▶ [Aim] Stop after the line with "(jgin) at (613,337);": repeat exactly every line before it, beginning with the first, and that line itself.

▶ [Data section]
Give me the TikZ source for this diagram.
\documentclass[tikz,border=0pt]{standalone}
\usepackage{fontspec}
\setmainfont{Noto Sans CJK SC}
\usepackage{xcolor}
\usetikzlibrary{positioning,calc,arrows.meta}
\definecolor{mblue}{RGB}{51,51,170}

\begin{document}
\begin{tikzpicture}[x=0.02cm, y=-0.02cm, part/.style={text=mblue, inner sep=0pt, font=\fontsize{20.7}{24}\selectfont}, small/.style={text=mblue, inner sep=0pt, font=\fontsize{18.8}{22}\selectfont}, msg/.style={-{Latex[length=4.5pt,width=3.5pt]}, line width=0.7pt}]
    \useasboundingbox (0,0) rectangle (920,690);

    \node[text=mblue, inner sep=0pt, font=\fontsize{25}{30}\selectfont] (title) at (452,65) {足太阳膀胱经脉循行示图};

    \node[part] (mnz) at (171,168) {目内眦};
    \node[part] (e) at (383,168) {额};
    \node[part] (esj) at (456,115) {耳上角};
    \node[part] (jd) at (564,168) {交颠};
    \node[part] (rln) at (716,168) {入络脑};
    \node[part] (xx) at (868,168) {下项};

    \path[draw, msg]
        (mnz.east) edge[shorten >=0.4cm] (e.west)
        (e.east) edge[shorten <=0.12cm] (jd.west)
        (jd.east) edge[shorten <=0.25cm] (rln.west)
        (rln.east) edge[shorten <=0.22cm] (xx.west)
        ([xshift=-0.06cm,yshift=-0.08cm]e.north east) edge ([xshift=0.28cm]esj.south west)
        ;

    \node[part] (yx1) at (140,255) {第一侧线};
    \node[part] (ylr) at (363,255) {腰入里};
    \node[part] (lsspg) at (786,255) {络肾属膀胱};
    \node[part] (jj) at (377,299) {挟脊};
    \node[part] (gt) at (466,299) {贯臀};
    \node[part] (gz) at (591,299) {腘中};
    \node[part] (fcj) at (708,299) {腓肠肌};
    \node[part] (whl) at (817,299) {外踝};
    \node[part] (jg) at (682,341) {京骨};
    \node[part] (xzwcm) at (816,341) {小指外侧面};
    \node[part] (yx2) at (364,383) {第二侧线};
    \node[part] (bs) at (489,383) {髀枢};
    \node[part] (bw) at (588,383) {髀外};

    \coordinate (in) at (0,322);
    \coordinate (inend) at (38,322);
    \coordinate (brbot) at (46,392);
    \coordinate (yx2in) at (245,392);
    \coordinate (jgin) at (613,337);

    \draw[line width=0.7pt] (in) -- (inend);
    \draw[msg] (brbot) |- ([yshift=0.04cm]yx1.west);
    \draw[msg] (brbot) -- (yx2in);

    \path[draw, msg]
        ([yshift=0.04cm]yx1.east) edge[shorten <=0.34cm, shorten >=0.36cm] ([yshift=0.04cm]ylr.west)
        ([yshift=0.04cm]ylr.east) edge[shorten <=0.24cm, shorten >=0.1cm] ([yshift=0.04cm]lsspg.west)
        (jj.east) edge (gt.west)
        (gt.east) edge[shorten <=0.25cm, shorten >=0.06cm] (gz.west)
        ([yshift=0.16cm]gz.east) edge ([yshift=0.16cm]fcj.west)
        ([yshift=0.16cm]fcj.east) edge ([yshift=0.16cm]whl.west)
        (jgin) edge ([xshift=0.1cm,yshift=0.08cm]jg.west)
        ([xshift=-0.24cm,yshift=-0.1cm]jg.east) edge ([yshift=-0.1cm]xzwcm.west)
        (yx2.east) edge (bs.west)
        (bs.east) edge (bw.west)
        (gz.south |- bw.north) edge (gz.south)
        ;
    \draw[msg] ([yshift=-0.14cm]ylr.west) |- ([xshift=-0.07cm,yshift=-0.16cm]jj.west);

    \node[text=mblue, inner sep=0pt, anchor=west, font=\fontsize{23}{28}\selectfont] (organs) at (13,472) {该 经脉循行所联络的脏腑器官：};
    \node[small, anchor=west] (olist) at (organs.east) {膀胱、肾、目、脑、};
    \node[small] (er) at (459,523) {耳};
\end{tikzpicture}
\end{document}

▶ [Problem solution]
Give me the TikZ source for this diagram.
\documentclass[tikz,border=0pt]{standalone}
\usepackage{fontspec}
\setmainfont{Noto Sans CJK SC}
\usepackage{xcolor}
\usetikzlibrary{positioning,calc,arrows.meta}
\definecolor{mblue}{RGB}{51,51,170}

\begin{document}
\begin{tikzpicture}[x=0.02cm, y=-0.02cm, part/.style={text=mblue, inner sep=0pt, font=\fontsize{20.7}{24}\selectfont}, small/.style={text=mblue, inner sep=0pt, font=\fontsize{18.8}{22}\selectfont}, msg/.style={-{Latex[length=4.5pt,width=3.5pt]}, line width=0.7pt}]
    \useasboundingbox (0,0) rectangle (920,690);

    \node[text=mblue, inner sep=0pt, font=\fontsize{25}{30}\selectfont] (title) at (452,65) {足太阳膀胱经脉循行示图};

    \node[part] (mnz) at (171,168) {目内眦};
    \node[part] (e) at (383,168) {额};
    \node[part] (esj) at (456,115) {耳上角};
    \node[part] (jd) at (564,168) {交颠};
    \node[part] (rln) at (716,168) {入络脑};
    \node[part] (xx) at (868,168) {下项};

    \path[draw, msg]
        (mnz.east) edge[shorten >=0.4cm] (e.west)
        (e.east) edge[shorten <=0.12cm] (jd.west)
        (jd.east) edge[shorten <=0.25cm] (rln.west)
        (rln.east) edge[shorten <=0.22cm] (xx.west)
        ([xshift=-0.06cm,yshift=-0.08cm]e.north east) edge ([xshift=0.28cm]esj.south west)
        ;

    \node[part] (yx1) at (140,255) {第一侧线};
    \node[part] (ylr) at (363,255) {腰入里};
    \node[part] (lsspg) at (786,255) {络肾属膀胱};
    \node[part] (jj) at (377,299) {挟脊};
    \node[part] (gt) at (466,299) {贯臀};
    \node[part] (gz) at (591,299) {腘中};
    \node[part] (fcj) at (708,299) {腓肠肌};
    \node[part] (whl) at (817,299) {外踝};
    \node[part] (jg) at (682,341) {京骨};
    \node[part] (xzwcm) at (816,341) {小指外侧面};
    \node[part] (yx2) at (364,383) {第二侧线};
    \node[part] (bs) at (489,383) {髀枢};
    \node[part] (bw) at (588,383) {髀外};

    \coordinate (in) at (0,322);
    \coordinate (inend) at (38,322);
    \coordinate (brbot) at (46,392);
    \coordinate (yx2in) at (245,392);
    \coordinate (jgin) at (613,337);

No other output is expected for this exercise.